Music Features Afghan Whigs
Paste Review of the Day: Afghan Whigs – In Spades

No one ever credits them for it, but in the music critic imagination, you can’t help but wonder if the present moment of debauched neo-soul would have existed quite this way without the Afghan Whigs. Before the Weeknd’s early EPs put his signature on a certain brand of hard drugs, relentless self-loathing and animal sex, there was an album called Gentlemen, and a band with a simultaneous regard for Motown and a willingness to give voice to the male id.

One senses the Afghan Whigs’ Greg Dulli knew this when he took to covering Frank Ocean on the band’s reformation, that he had some demon pride in his role as an uncredited forefather of scorched-soul pop. When the band recorded Do to the Beast in 2014, though, somehow the emphasis fell a bit more on the crunchy, “grunge” side of their legacy—maybe not Up In It, but not Black Love, either. It wasn’t a rusty return by any stretch, but it was hard to map into the arc of what the band meant reignited nearly two decades later.

Coming off rounds of touring, anniversary reissues of their classic records and the dark revelation of guitarist Dave Rosser’s cancer diagnosis, In Spades carries a few more of the maniacal stretches that have marked the band’s most interesting moments, especially in the use of Dulli’s voice.
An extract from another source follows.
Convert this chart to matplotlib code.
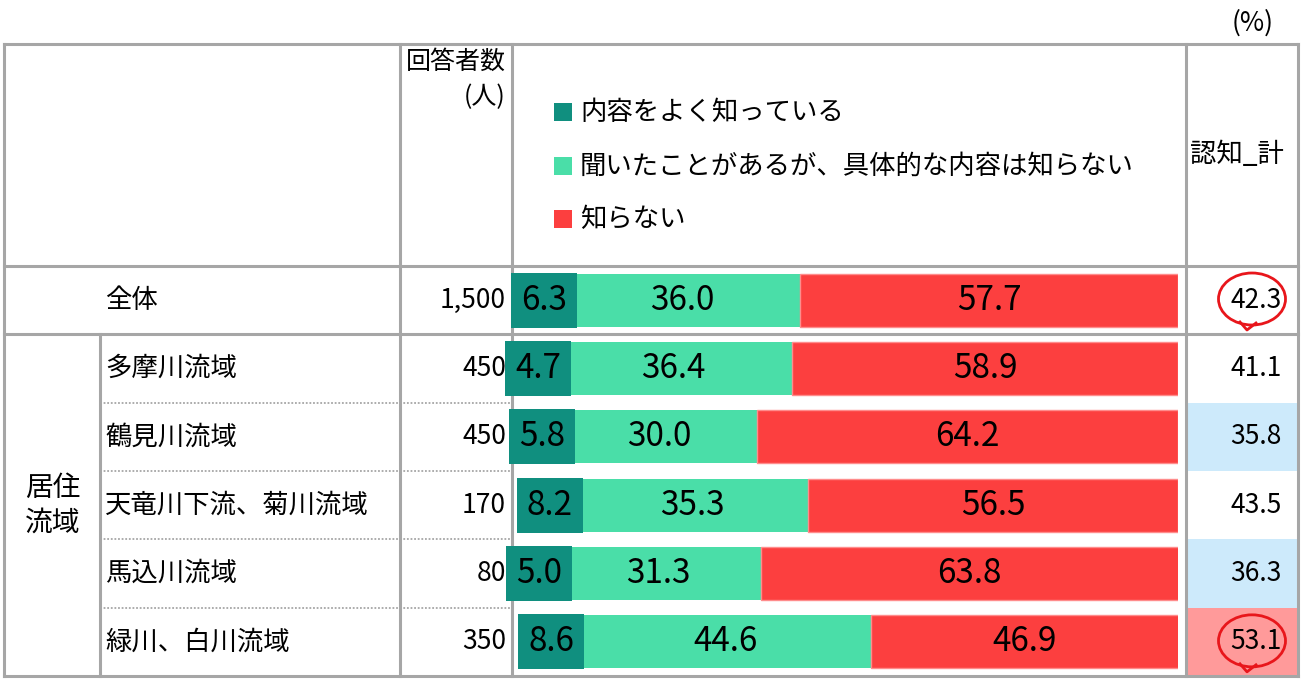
import matplotlib

matplotlib.use("Agg")
import matplotlib.pyplot as plt
from matplotlib.patches import Ellipse, Rectangle
import numpy as np

plt.rcParams["font.family"] = ["Noto Sans CJK JP", "DejaVu Sans"]

# data
categories = ["全体", "多摩川流域", "鶴見川流域", "天竜川下流、菊川流域", "馬込川流域", "緑川、白川流域"]
counts = ["1,500", "450", "450", "170", "80", "350"]
know_well = [6.3, 4.7, 5.8, 8.2, 5.0, 8.6]
heard_only = [36.0, 36.4, 30.0, 35.3, 31.3, 44.6]
not_known = [57.7, 58.9, 64.2, 56.5, 63.8, 46.9]
aware_total = [42.3, 41.1, 35.8, 43.5, 36.3, 53.1]
series_names = ["内容をよく知っている", "聞いたことがあるが、具体的な内容は知らない", "知らない"]
group_label = "居住\n流域"
circled_rows = [0, 5]

DARK = "#108f7f"
GREEN = "#4adea8"
RED = "#fc3f3f"
GRID = "#a6a6a6"
BLUE_CELL = "#cdeafb"
PINK_CELL = "#ff9a9a"

W, H = 1306, 682
fig = plt.figure(figsize=(W / 100, H / 100), dpi=100)

# table overlay in pixel coordinates
tab = fig.add_axes([0, 0, 1, 1])
tab.set_xlim(0, W)
tab.set_ylim(H, 0)
tab.axis("off")

x_left, x_grp, x_cnt, x_bar, x_tot, x_right = 4, 100, 400, 512, 1186, 1298
y_top, y_head = 44, 266
row_edges = np.linspace(266, 676, len(categories) + 1)
row_edges[1] = 334
y_bottom = row_edges[-1]
row_mid = (row_edges[:-1] + row_edges[1:]) / 2

# highlighted cells of the total column (vs. overall, +-5 points)
base = aware_total[0]
for i, v in enumerate(aware_total[1:], start=1):
    diff = v - base
    color = PINK_CELL if diff >= 5 else BLUE_CELL if diff <= -5 else None
    if color:
        tab.add_patch(Rectangle((x_tot, row_edges[i]), x_right - x_tot,
                                row_edges[i + 1] - row_edges[i],
                                facecolor=color, edgecolor="none", zorder=0))

lw = 2.2
for y in (y_top, y_head, row_edges[1], y_bottom):
    tab.plot([x_left, x_right], [y, y], color=GRID, lw=lw, solid_capstyle="projecting")
for x in (x_left, x_cnt, x_bar, x_tot, x_right):
    tab.plot([x, x], [y_top, y_bottom], color=GRID, lw=lw, solid_capstyle="projecting")
tab.plot([x_grp, x_grp], [row_edges[1], y_bottom], color=GRID, lw=lw)
for y in row_edges[2:-1]:
    tab.plot([x_grp, x_bar], [y, y], color=GRID, lw=1.3, linestyle=(0, (1, 1)))

# header texts
tab.text(1274, 23, "(%)", ha="right", va="center", fontsize=19)
tab.text(506, 62, "回答者数", ha="right", va="center", fontsize=18)
tab.text(506, 97, "(人)", ha="right", va="center", fontsize=18)
tab.text(1237, 155, "認知_計", ha="center", va="center", fontsize=19)
for (name, color), y in zip(zip(series_names, [DARK, GREEN, RED]), [112, 166, 219]):
    tab.add_patch(Rectangle((554, y - 9), 18, 18, facecolor=color, edgecolor="none"))
    tab.text(580, y, name, ha="left", va="center", fontsize=19)

# row labels
tab.text(53, row_mid[1:].mean(), group_label, ha="center", va="center",
         fontsize=20, linespacing=1.2)
for i, (cat, cnt, tot) in enumerate(zip(categories, counts, aware_total)):
    tab.text(105, row_mid[i], cat, ha="left", va="center", fontsize=19)
    tab.text(506, row_mid[i], cnt, ha="right", va="center", fontsize=19)
    tab.text(1282, row_mid[i], f"{tot:.1f}", ha="right", va="center", fontsize=19)

for i in circled_rows:
    tab.add_patch(Ellipse((1252, row_mid[i] - 1), 67, 52, facecolor="none",
                          edgecolor="#e8161b", lw=2.0, zorder=5))
    tab.plot([1240, 1247, 1256], [row_mid[i] + 22, row_mid[i] + 30, row_mid[i] + 23],
             color="#e8161b", lw=2.0, zorder=5)

# stacked bars
bx0, bx1 = 523, 1178
ax = fig.add_axes([bx0 / W, 1 - y_bottom / H, (bx1 - bx0) / W, (y_bottom - y_head) / H])
ax.set_xlim(0, 100)
ax.set_ylim(len(categories) - 0.5, -0.5)
ax.axis("off")
ax.patch.set_alpha(0)

ypos = np.arange(len(categories))
kw = np.array(know_well)
hd = np.array(heard_only)
nk = np.array(not_known)
ax.barh(ypos, kw, height=0.78, color=DARK, edgecolor="none")
ax.barh(ypos, hd, left=kw, height=0.78, color=GREEN, edgecolor="none")
ax.barh(ypos, nk, left=kw + hd, height=0.78, color=RED, edgecolor="#ff8c8c", lw=1)

for i in ypos:
    ax.text(kw[i] / 2, i, f"{kw[i]:.1f}", ha="center", va="center", fontsize=24,
            bbox=dict(boxstyle="square,pad=0.3", facecolor=DARK, edgecolor="none"))
    ax.text(kw[i] + hd[i] / 2, i, f"{hd[i]:.1f}", ha="center", va="center", fontsize=24)
    ax.text(kw[i] + hd[i] + nk[i] / 2, i, f"{nk[i]:.1f}", ha="center", va="center",
            fontsize=24)

fig.savefig("out.png", dpi=100, facecolor="white")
For every really beautifully sung passage, there are a few that are almost frightening in their thinness and strain. In the later moments of “Toy Automatic” his falsetto takes the strangest quaver over the trumpet lines, plowing into the broken opening of “Oriole.” There’s no song here quite as catchy as “Uptown Again,” but they all have a claw at you as you pass by.

The great thing about In Spades, is that the Afghan Whigs have fully recommitted to their singular, weird hurter-and-hurt dynamic. Cover art on, there’s a creepy desperation that ducks and slobbers through the album, and it’s usually gripping. Take the opener – “Birdland,” a song that what a more emotionally twisted Bon Iver would make if cornered, which then rolls into the caterwaul of “Arabian Heights.” While sonically none of this quite falls in with, say, a Sampha album, you can’t help but love the sense that Dulli always knows a bit more than he’s letting on. Long may he slither.